Recognizing the need to identify and protect neighborhoods with distinct architectural and cultural resources, the City has developed an expansive program of Historic Preservation Overlay Zones (HPOZs). HPOZs, commonly known as historic districts, provide for review of proposed exterior alterations and additions to historic properties within designated districts.

What is an HPOZ?

  • Historic Preservation Overlay Zones (HPOZs), commonly known as historic districts, provide for review of proposed exterior alterations and additions to historic properties within designated districts.

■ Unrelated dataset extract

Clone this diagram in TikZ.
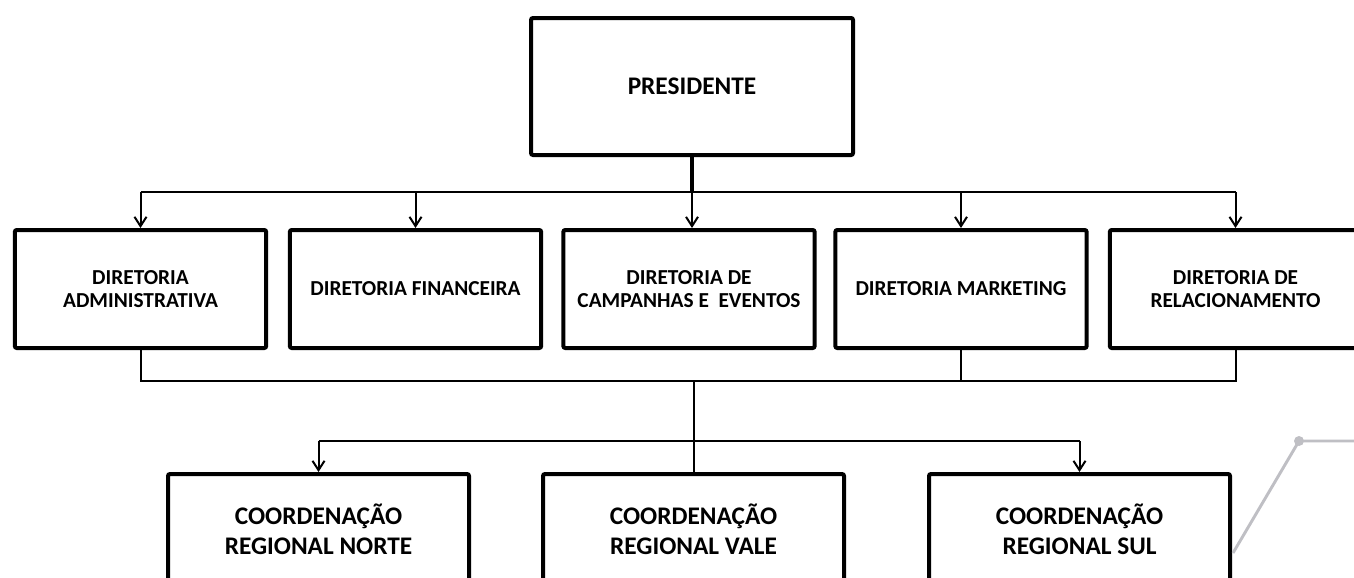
\documentclass[tikz,border=0pt]{standalone}
\usepackage{fontspec}
\setmainfont{Carlito}
\usepackage{tikz}
\usetikzlibrary{arrows.meta}
\tikzset{
% Box styles for the chart: president, directorates and coordinations
top node/.style={draw,line width=3pt,rounded corners=1.5pt,minimum width=241.5pt,minimum height=102.75pt,font=\fontsize{19}{22}\selectfont\bfseries},
dir node/.style={draw,line width=3pt,rounded corners=1.5pt,minimum width=188.5pt,minimum height=88.5pt,align=center,font=\fontsize{16}{17.5}\selectfont\bfseries},
coord node/.style={draw,line width=3pt,rounded corners=1.5pt,minimum width=225.75pt,minimum height=82.5pt,align=center,font=\fontsize{19}{22.5}\selectfont\bfseries},
link/.style={line width=1.5pt},
down link/.style={link,-{Straight Barb[length=7pt,width=9pt]}},
grey line/.style={line width=2.2pt,color=deco}
}
\definecolor{deco}{RGB}{191,191,196}

\begin{document}
\begin{tikzpicture}[x=0.75pt,y=-0.75pt]
\useasboundingbox (0,0) rectangle (1354,578);
\clip (0,0) rectangle (1354,578);
% The boxes
\node(pres)[top node] at (692,86.5){PRESIDENTE};
\node(d1)[dir node] at (140.5,289){DIRETORIA\\ADMINISTRATIVA};
\node(d2)[dir node] at (415.5,289){DIRETORIA FINANCEIRA};
\node(d3)[dir node] at (689,289){DIRETORIA DE\\CAMPANHAS E\ \ EVENTOS};
\node(d4)[dir node] at (961,289){DIRETORIA MARKETING};
\node(d5)[dir node] at (1235.5,289){DIRETORIA DE\\RELACIONAMENTO};
\node(c1)[coord node] at (318.5,529){COORDENAÇÃO\\REGIONAL NORTE};
\node(c2)[coord node] at (693.5,529){COORDENAÇÃO\\REGIONAL VALE};
\node(c3)[coord node] at (1079.5,529){COORDENAÇÃO\\REGIONAL SUL};
% Levels of the buses
\coordinate(bus1) at (0,192);
\coordinate(bus2) at (0,381);
\coordinate(bus3) at (0,441);
% President to directorates
\draw[line width=3pt] (pres.south) -- (pres.south |- bus1);
\draw[link] (d1.north |- bus1) -- (d5.north |- bus1);
\foreach \n in {d1,d2,d4,d5} \draw[down link] (\n.north |- bus1) -- (\n.north);
\draw[down link] (pres.south |- bus1) -- (pres.south |- d3.north);
% Directorates to coordinations
\draw[link] (d1.south) -- (d1.south |- bus2) -- (d5.south |- bus2) -- (d5.south);
\draw[link] (d4.south) -- (d4.south |- bus2);
\draw[link] (c2.north |- bus2) -- (c2.north);
\draw[link] (c1.north |- bus3) -- (c3.north |- bus3);
\foreach \n in {c1,c3} \draw[down link] (\n.north |- bus3) -- (\n.north);
% Grey mark at the right
\coordinate(gstart) at (1233,553);
\coordinate(gdot) at (1299,441);
\coordinate(gend) at (1354,441);
\draw[grey line] (gstart) -- (gdot) -- (gend);
\fill[deco] (gdot) circle (5);
\end{tikzpicture}
\end{document}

  • Recognizing the need to identify and protect neighborhoods with distinct architectural and cultural resources, the City adopted the HPOZ ordinance in 1979. Angelino Heights became Los Angeles’ first HPOZ in 1983. Today, the City of Los Angeles has 29 designated HPOZs, with many more under consideration. HPOZ areas range in size from neighborhoods of approximately 50 parcels to more than 4,000 properties. While most districts are primarily residential, many have a mix of single-family and multi-family housing, and some include commercial and industrial properties. HPOZs are established and administered by the Los Angeles City Planning Department (in concert with the City Council). Individual buildings in an HPOZ need not be of landmark quality on their own: it is the collection of a cohesive, unique, and intact gathering of historic resources that qualifies a neighborhood for HPOZ status.